* Begin *

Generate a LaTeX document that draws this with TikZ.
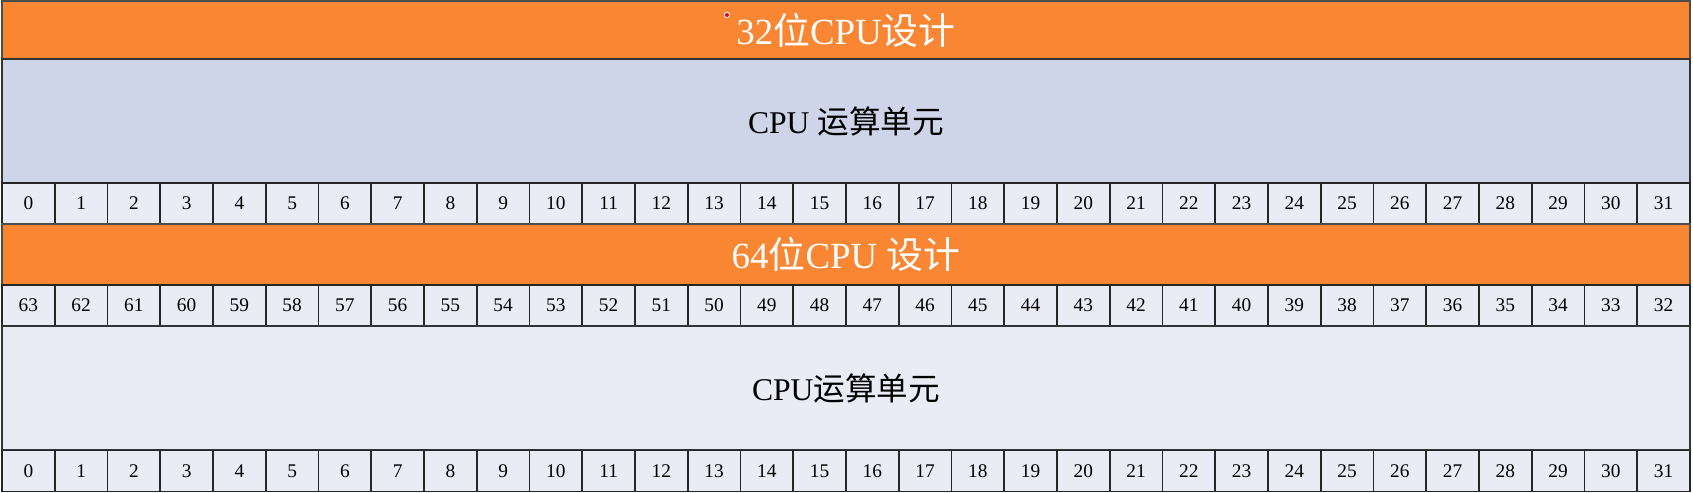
\documentclass[tikz,border=0pt]{standalone}
\usepackage{fontspec}
\setmainfont{Liberation Serif}
\newfontfamily\cjk{Noto Sans CJK SC}
\definecolor{barorange}{RGB}{248,134,51}
\definecolor{alublue}{RGB}{207,213,232}
\definecolor{cellblue}{RGB}{233,235,245}

\begin{document}
\begin{tikzpicture}[x=0.02cm,y=-0.02cm,
    bar/.style={draw=black!70,line width=0.9pt,fill=barorange,inner sep=0pt,
      minimum width=33.76cm,text=white,font=\fontsize{21}{21}\selectfont},
    alu/.style={draw=black!80,line width=0.9pt,inner sep=0pt,
      minimum width=33.76cm,minimum height=2.48cm,font=\fontsize{18}{18}\selectfont},
    bit/.style={draw=black!85,line width=1.1pt,fill=cellblue,inner sep=0pt,
      minimum width=1.055cm,minimum height=0.82cm,font=\fontsize{11}{11}\selectfont}]
  \useasboundingbox (0,0) rectangle (1693,493);
  % 32-bit design
  \node[bar,minimum height=1.16cm] (t32) at (846,30) {32{\cjk 位}CPU{\cjk 设计}};
  \node[circle,fill=red,draw=white,line width=0.5pt,inner sep=1.1pt] (dot) at (727,15) {};
  \node[alu,fill=alublue] (alu32) at (846,121) {CPU {\cjk 运算单元}};
  \foreach \i in {0,...,31}
    \node[bit] (b\i) at ({2+52.75*(\i+0.5)},203.5) {\i};
  % 64-bit design
  \node[bar,minimum height=1.22cm] (t64) at (846,254.5) {64{\cjk 位}CPU {\cjk 设计}};
  \foreach \i in {0,...,31} {
    \pgfmathtruncatemacro\hb{63-\i}
    \node[bit] (h\i) at ({2+52.75*(\i+0.5)},305.5) {\hb};
  }
  \node[alu,fill=cellblue] (alu64) at (846,388) {CPU{\cjk 运算单元}};
  \foreach \i in {0,...,31}
    \node[bit] (l\i) at ({2+52.75*(\i+0.5)},471) {\i};
\end{tikzpicture}
\end{document}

* End *

» Goal: Transcribe the material as is, with images omitted.

» Final result:
Generate a LaTeX document that draws this with TikZ.
\documentclass[tikz,border=0pt]{standalone}
\usepackage{fontspec}
\setmainfont{Liberation Serif}
\newfontfamily\cjk{Noto Sans CJK SC}
\definecolor{barorange}{RGB}{248,134,51}
\definecolor{alublue}{RGB}{207,213,232}
\definecolor{cellblue}{RGB}{233,235,245}

\begin{document}
\begin{tikzpicture}[x=0.02cm,y=-0.02cm,
    bar/.style={draw=black!70,line width=0.9pt,fill=barorange,inner sep=0pt,
      minimum width=33.76cm,text=white,font=\fontsize{21}{21}\selectfont},
    alu/.style={draw=black!80,line width=0.9pt,inner sep=0pt,
      minimum width=33.76cm,minimum height=2.48cm,font=\fontsize{18}{18}\selectfont},
    bit/.style={draw=black!85,line width=1.1pt,fill=cellblue,inner sep=0pt,
      minimum width=1.055cm,minimum height=0.82cm,font=\fontsize{11}{11}\selectfont}]
  \useasboundingbox (0,0) rectangle (1693,493);
  % 32-bit design
  \node[bar,minimum height=1.16cm] (t32) at (846,30) {32{\cjk 位}CPU{\cjk 设计}};
  \node[circle,fill=red,draw=white,line width=0.5pt,inner sep=1.1pt] (dot) at (727,15) {};
  \node[alu,fill=alublue] (alu32) at (846,121) {CPU {\cjk 运算单元}};
  \foreach \i in {0,...,31}
    \node[bit] (b\i) at ({2+52.75*(\i+0.5)},203.5) {\i};
  % 64-bit design
  \node[bar,minimum height=1.22cm] (t64) at (846,254.5) {64{\cjk 位}CPU {\cjk 设计}};
  \foreach \i in {0,...,31} {
    \pgfmathtruncatemacro\hb{63-\i}
    \node[bit] (h\i) at ({2+52.75*(\i+0.5)},305.5) {\hb};
  }
  \node[alu,fill=cellblue] (alu64) at (846,388) {CPU{\cjk 运算单元}};
  \foreach \i in {0,...,31}
    \node[bit] (l\i) at ({2+52.75*(\i+0.5)},471) {\i};
\end{tikzpicture}
\end{document}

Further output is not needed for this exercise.